One of the best “thrills” of bird watching is when you take a first timer along and show them the ropes. And a bee eater always draws the best reaction. It always amuses me to see their reaction when you tell them that these birds solely survive on insects that they catch on the wing or that in some parts of the country, they are more abundant that the common crow.
This little fellow let me get really up close. I was barely five feet away when i took this picture. It tells us how used to humans these birds are. Not entirely sure if thats a good thing though.
I still find it incredibly difficult to ID moths. So, no names for now. I love this picture though. But I just figured it’s not really the right angle if you want to ID them…
Probably one of the most difficult birds to shoot while in flight, the wire tailed swallow is certainly one of the most stunning birds out there and I was lucky to find a whole flock of them!

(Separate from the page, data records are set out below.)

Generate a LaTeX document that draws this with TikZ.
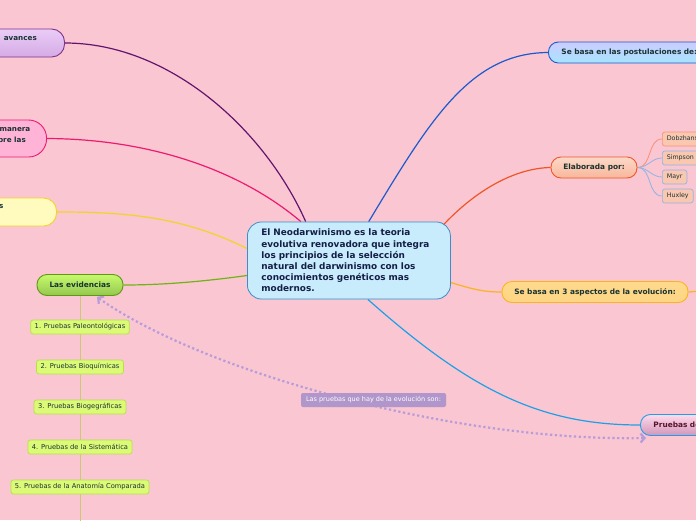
\documentclass[tikz,border=0pt]{standalone}
\usepackage{fontspec}
\setmainfont{DejaVu Sans}
\usetikzlibrary{arrows.meta}
\pgfdeclarelayer{bg}
\pgfdeclarelayer{edges}
\pgfsetlayers{bg,edges,main}
\definecolor{bgpink}{RGB}{249,198,210}
\definecolor{txtdark}{RGB}{25,50,50}
\definecolor{txtnavy}{RGB}{20,30,70}
\definecolor{purpfill}{RGB}{228,192,245}
\definecolor{purpdraw}{RGB}{130,50,140}
\definecolor{purpline}{RGB}{100,20,110}
\definecolor{magfill}{RGB}{255,180,215}
\definecolor{magline}{RGB}{238,25,112}
\definecolor{yelfill}{RGB}{255,250,190}
\definecolor{yelline}{RGB}{242,212,40}
\definecolor{grnline}{RGB}{112,180,20}
\definecolor{leaffill}{RGB}{220,250,120}
\definecolor{leafdraw}{RGB}{180,225,70}
\definecolor{stemline}{RGB}{205,200,120}
\definecolor{bluline}{RGB}{30,90,205}
\definecolor{salline}{RGB}{240,85,40}
\definecolor{autfill}{RGB}{250,200,176}
\definecolor{autblue}{RGB}{145,180,230}
\definecolor{autsal}{RGB}{250,145,120}
\definecolor{orgline}{RGB}{250,180,30}
\definecolor{cyanline}{RGB}{30,160,230}
\definecolor{relfill}{RGB}{176,150,202}
\definecolor{reldot}{RGB}{182,156,216}
\definecolor{ctrfill}{RGB}{200,236,252}
\definecolor{ctrdraw}{RGB}{60,140,200}
\tikzset{
  branch/.style={draw,line width=0.9pt,rounded corners=10pt,minimum height=21pt,
    inner xsep=12pt,text=txtdark,font=\bfseries\fontsize{7.4}{8.5}\selectfont},
  leaf/.style={draw=leafdraw,fill=leaffill,line width=0.7pt,rounded corners=2.5pt,
    minimum height=14pt,inner xsep=4pt,text=txtdark,font=\fontsize{6.7}{7.5}\selectfont},
  author/.style={fill=autfill,line width=0.7pt,rounded corners=2.5pt,anchor=west,
    minimum height=14pt,inner xsep=4.5pt,text=txtdark,font=\fontsize{6.3}{7}\selectfont},
  conn/.style={line width=1.2pt},
  cuttext/.style={anchor=east,text=txtdark,inner sep=0pt,font=\bfseries\fontsize{7.2}{8}\selectfont},
}
\begin{document}
\begin{tikzpicture}[x=1pt,y=-1pt]
  \useasboundingbox (0,0) rectangle (696,520);
  \begin{pgfonlayer}{bg}
    \fill[bgpink] (0,0) rectangle (696,520);
  \end{pgfonlayer}

  % central topic
  \node[draw=ctrdraw,fill=ctrfill,line width=0.8pt,rounded corners=14pt,anchor=west,
    minimum height=77pt,inner xsep=14pt,text width=175pt,align=left,text=txtnavy,
    font=\bfseries\fontsize{8.9}{11.2}\selectfont] (neo) at (247,260.5)
    {El Neodarwinismo es la teoria\\ evolutiva renovadora que integra\\ los principios de la selección\\
     natural del darwinismo con los\\ conocimientos genéticos mas\\ modernos.};

  % left branches (cut by the page edge)
  \node[branch,draw=purpdraw,top color=purpfill!80!white,bottom color=purpfill!85!purpdraw,
    rounded corners=13pt,anchor=east,minimum width=150pt,minimum height=28pt] (avan) at (65,43) {};
  \node[cuttext] (avantxt) at (37,39) {avances};
  \node[branch,draw=magline,fill=magfill,rounded corners=18pt,anchor=east,
    minimum width=150pt,minimum height=37pt] (sobre) at (47,138.5) {};
  \node[cuttext] (sobretxt) at (30.5,130) {manera};
  \node[cuttext] (sobretxtb) at (26,139.5) {sobre las};
  \node[branch,draw=yelline,fill=yelfill,rounded corners=13pt,anchor=east,
    minimum width=150pt,minimum height=28pt] (yel) at (57,212) {};
  \node[cuttext] (yeltxt) at (3.5,207) {s};

  \node[branch,draw=grnline!85!black,top color=leaffill!90!green,bottom color=grnline!75!white,
    minimum width=86pt] (evid) at (80,285) {Las evidencias};
  \foreach \y/\lab/\nm in {327/{1. Pruebas Paleontológicas}/ev1,367/{2. Pruebas Bioquímicas}/ev2,
      407/{3. Pruebas Biogegráficas}/ev3,447/{4. Pruebas de la Sistemática}/ev4,
      487/{5. Pruebas de la Anatomía Comparada}/ev5}
    \node[leaf] (\nm) at (80,\y) {\lab};
  \coordinate (evend) at (80,522);

  % right branches
  \node[branch,draw=bluline,top color=blue!20!white,bottom color=blue!30!cyan!35!white,anchor=west,
    text width=190pt,align=left,inner xsep=13pt] (post) at (548,52.5) {Se basa en las postulaciones de:};
  \node[branch,draw=salline,top color=autfill!70!white,bottom color=autfill!85!salline,
    minimum width=86pt] (elab) at (594,167.5) {Elaborada por:};
  \foreach \y/\lab/\nm/\cl in {139/Dobzhansky/aut1/autsal,158/Simpson/aut2/autblue,
      177/Mayr/aut3/autblue,196/Huxley/aut4/autblue}
    \node[author,draw=\cl] (\nm) at (662,\y) {\lab};
  \node[branch,draw=orgline,top color=yellow!35!orange!45!white,bottom color=orgline!55!white,
    minimum width=186pt] (basa) at (595,292) {Se basa en 3 aspectos de la evolución:};
  \coordinate (basaend) at (700,291);
  \node[branch,draw=cyanline,top color=magfill!50!white,bottom color=purpdraw!20!magfill!80!gray,
    anchor=west,text width=80pt,align=left,inner xsep=13pt,text={rgb,255:red,90;green,20;blue,40}]
    (prue) at (640,425) {Pruebas de};

  % relation label
  \node[fill=relfill,rounded corners=2pt,text=white,minimum width=145pt,minimum height=14pt,
    inner sep=2pt,font=\fontsize{6.5}{7.5}\selectfont] (rel) at (373.5,400)
    {Las pruebas que hay de la evolución son:};

  \begin{pgfonlayer}{edges}
    \draw[conn,purpline] (neo.138.5) .. controls (265,130) and (170,43) .. (avan.east);
    \draw[conn,magline] (neo.141) .. controls (240,170) and (150,139) .. (sobre.east);
    \draw[conn,yelline] (neo.west) ++(0,-12) .. controls (180,215) and (120,212) .. (yel.east);
    \draw[conn,grnline] (neo.west) ++(0,15) .. controls (200,282) and (160,285) .. (evid.east);
    \draw[conn,bluline] (neo.63) .. controls (430,120) and (470,53) .. (post.west);
    \draw[conn,salline] (neo.north east) ++(-10,6) .. controls (480,185) and (520,168) .. (elab.west);
    \draw[conn,orgline] (neo.east) ++(0,22) .. controls (475,290) and (485,292) .. (basa.west);
    \draw[conn,orgline] (basa.east) -- (basaend);
    \draw[conn,cyanline] (neo.-64) .. controls (470,390) and (540,425) .. (prue.west);
    \draw[stemline,line width=1pt] (evid.south) -- (evend);
    \foreach \nm/\cl in {aut1/autsal,aut2/autblue,aut3/autblue,aut4/autblue}
      \draw[\cl,line width=0.8pt] (elab.east) to[out=0,in=180] (\nm.west);
    \draw[reldot,line width=2.2pt,dash pattern=on 2.2pt off 2.6pt,
      {Straight Barb[length=4pt,width=9pt]}-{Straight Barb[length=4pt,width=9pt]}]
      ([xshift=17pt,yshift=-1pt]evid.south) .. controls (200,370) and (450,442) .. ([xshift=6pt,yshift=-2pt]prue.south west);
  \end{pgfonlayer}
\end{tikzpicture}
\end{document}
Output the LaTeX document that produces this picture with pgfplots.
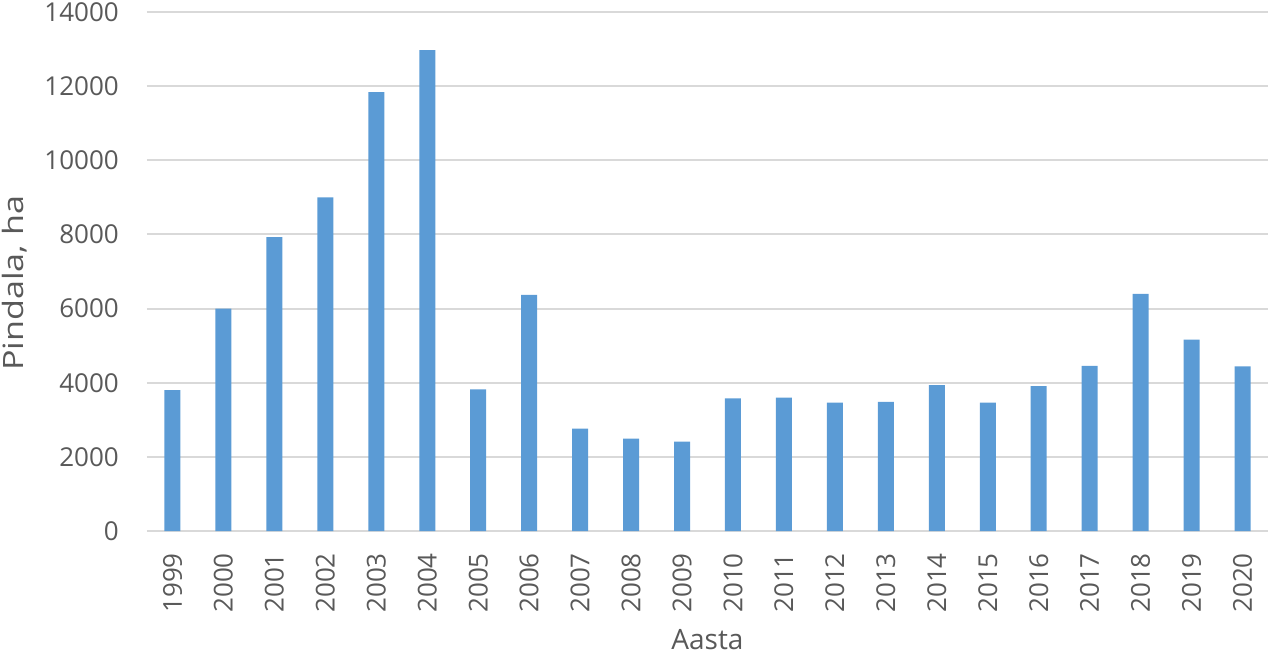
\documentclass[border=0pt]{standalone}
\usepackage{fontspec}
\setmainfont{Open Sans}
\newfontfamily\ylabfont[FakeStretch=1.22]{Open Sans}
\usepackage{pgfplots}
\pgfplotsset{compat=1.18}
\definecolor{barblue}{HTML}{5B9BD5}
\definecolor{gridgray}{HTML}{D9D9D9}
\definecolor{txtgray}{HTML}{595959}
\begin{document}
\begin{tikzpicture}
\path[use as bounding box] (-110.25pt,-93.75pt) rectangle (849.75pt,398.25pt);
\begin{axis}[
  at={(0,0)}, anchor=south west,
  scale only axis, width=840.75pt, height=389.25pt,
  xmin=-0.5, xmax=21.5, ymin=0, ymax=14000,
  ybar, bar width=12pt,
  xtick=data,
  xticklabels={1999,2000,2001,2002,2003,2004,2005,2006,2007,2008,2009,2010,2011,2012,2013,2014,2015,2016,2017,2018,2019,2020},
  ytick={0,2000,4000,6000,8000,10000,12000,14000},
  scaled y ticks=false,
  axis line style={draw=none},
  major tick length=0pt,
  ymajorgrids, grid style={gridgray, line width=1.5pt},
  /pgf/number format/assume math mode=true,
  /pgf/number format/1000 sep={},
  ticklabel style={font=\fontsize{19.5}{22}\selectfont, text=txtgray, inner sep=0pt},
  yticklabel style={anchor=east},
  yticklabel shift=21pt,
  xticklabel style={rotate=90, anchor=east},
  xticklabel shift=16.5pt,
  xlabel={Aasta},
  xlabel style={at={(axis description cs:0.5,-0.229)}, anchor=base, font=\fontsize{21}{24}\selectfont, text=txtgray},
  ylabel={Pindala, ha},
  ylabel style={at={(axis description cs:-0.1106,0.477)}, anchor=base, font=\ylabfont\fontsize{21}{24}\selectfont, text=txtgray},
]
\addplot[draw=none, fill=barblue] coordinates {
  (0,3800) (1,6000) (2,7930) (3,9000) (4,11840) (5,12970) (6,3820) (7,6370)
  (8,2760) (9,2495) (10,2410) (11,3580) (12,3600) (13,3465) (14,3485) (15,3935)
  (16,3465) (17,3905) (18,4455) (19,6395) (20,5160) (21,4440)
};
\end{axis}
\end{tikzpicture}
\end{document}
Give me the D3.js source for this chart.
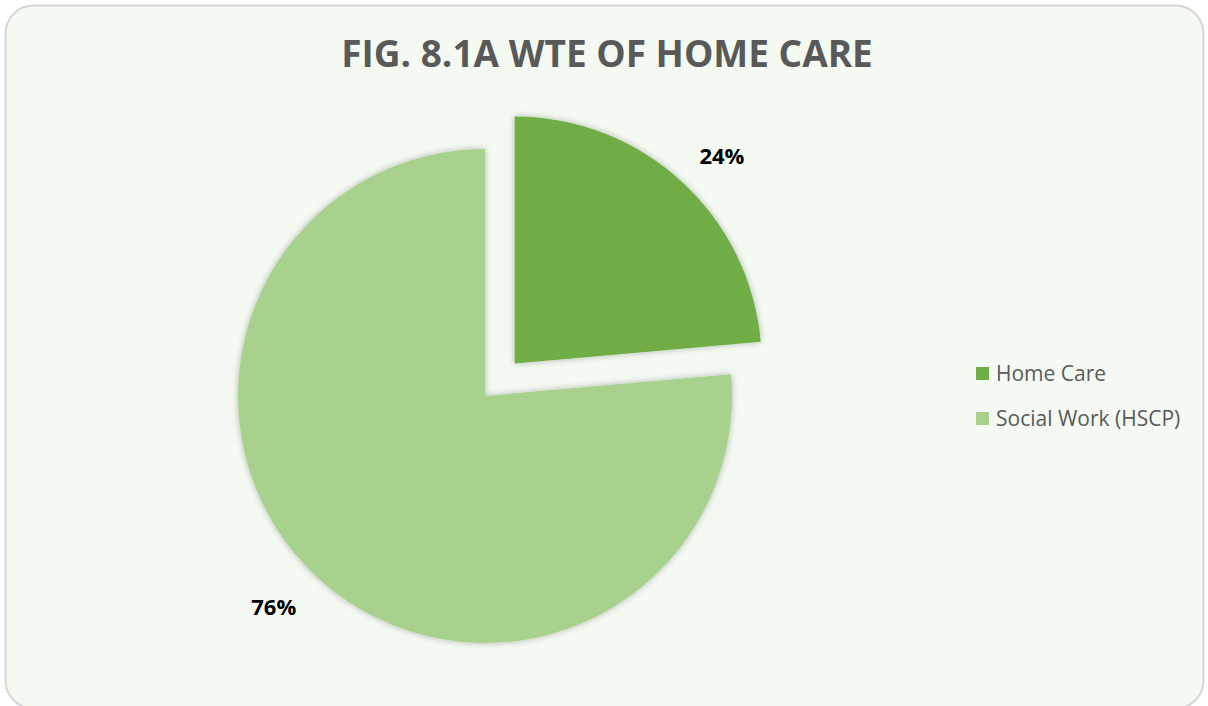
<!DOCTYPE html>
<html>
<head>
<meta charset="utf-8">
<script src="https://cdn.jsdelivr.net/npm/d3@7"></script>
<style>
  html, body { margin: 0; padding: 0; background: #ffffff; }
  svg { display: block; }
</style>
</head>
<body>
<svg id="chart" width="1208" height="706"></svg>
<script>
const title = "FIG. 8.1A WTE OF HOME CARE";
const categories = ["Home Care", "Social Work (HSCP)"];
const values = [23.6, 76.4];
const labels = ["24%", "76%"];
const colors = ["#70ad47", "#a9d18e"];
const explode = [44, 0];

const svg = d3.select("#chart");

const defs = svg.append("defs");
const f = defs.append("filter").attr("id", "shadow")
  .attr("x", "-20%").attr("y", "-20%").attr("width", "140%").attr("height", "140%");
f.append("feDropShadow").attr("dx", 0).attr("dy", 0).attr("stdDeviation", 3)
  .attr("flood-color", "#000").attr("flood-opacity", 0.28);

svg.append("rect")
  .attr("x", 5.5).attr("y", 5.5).attr("width", 1198).attr("height", 703)
  .attr("rx", 28).attr("ry", 28)
  .attr("fill", "#f4f9f2").attr("stroke", "#d6d6d6").attr("stroke-width", 2);

svg.append("text")
  .attr("x", 607).attr("y", 67)
  .attr("text-anchor", "middle")
  .attr("font-family", "'Open Sans', sans-serif")
  .attr("font-weight", 700)
  .attr("font-size", 37)
  .attr("fill", "#595959")
  .text(title);

const cx = 485, cy = 396, R = 247, labelR = 296, labelShift = 2.5 * Math.PI / 180;
const pie = d3.pie().sort(null).value(d => d)(values);
const arc = d3.arc().innerRadius(0).outerRadius(R);

const g = svg.append("g").attr("transform", `translate(${cx},${cy})`);

const slices = g.selectAll("g.slice").data(pie).join("g")
  .attr("class", "slice")
  .attr("transform", (d, i) => {
    const a = (d.startAngle + d.endAngle) / 2;
    return `translate(${Math.sin(a) * explode[i]},${-Math.cos(a) * explode[i]})`;
  });

slices.append("path")
  .attr("d", arc)
  .attr("fill", (d, i) => colors[i])
  .attr("filter", "url(#shadow)");

slices.append("text")
  .attr("transform", d => {
    const a = (d.startAngle + d.endAngle) / 2 + labelShift;
    return `translate(${Math.sin(a) * labelR - 2},${-Math.cos(a) * labelR + 2})`;
  })
  .attr("text-anchor", "middle")
  .attr("dy", "0.35em")
  .attr("font-family", "'Open Sans', sans-serif")
  .attr("font-weight", 700)
  .attr("font-size", 22)
  .attr("fill", "#000")
  .text((d, i) => labels[i]);

const legend = svg.append("g").attr("transform", "translate(976,367)");
const items = legend.selectAll("g").data(categories).join("g")
  .attr("transform", (d, i) => `translate(0,${i * 45})`);
items.append("rect").attr("width", 13).attr("height", 13)
  .attr("fill", (d, i) => colors[i]);
items.append("text")
  .attr("x", 20).attr("y", 6.5).attr("dy", "0.35em")
  .attr("font-family", "'Open Sans', sans-serif")
  .attr("font-size", 21)
  .attr("fill", "#595959")
  .text(d => d);
</script>
</body>
</html>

A wholly remarkable fact about this bird is that it catches all of its food in flight and does not pick up insects that are resting on the ground – very much like the little green bee eater. This also means that the swallow is very swift in flight and manovuers in tight circles making it almost impossible to get a flight shot!
It’s always thrilling to take a walk on a wild trail. One never knows what’s around the corner. I was walking back after an exciting birding session when I saw this guy checking me out! I think he was as nervous as I was and had popped his head out of the burrow to see if I was any threat. Not wanting to make him any more nervous than he already was, I quickly took a few pictures and moved on.
And yes, he is an Indian rat snake.
When i first learned of its name, I thought there has been a mistake. The insect in the picture does not do justice to such a ferocious name. It has a slender, beautiful body with delicate wings and big round eyes and does not come across as a ferocious predator. Turns out, I’m right (well, at least partially).
The adult antlion (the one you see in the picture) feeds on nectar and pollen. The “lion” in its name comes more because of it’s larval stage when it traps and hunts many soft bodied insects that wander near its pit.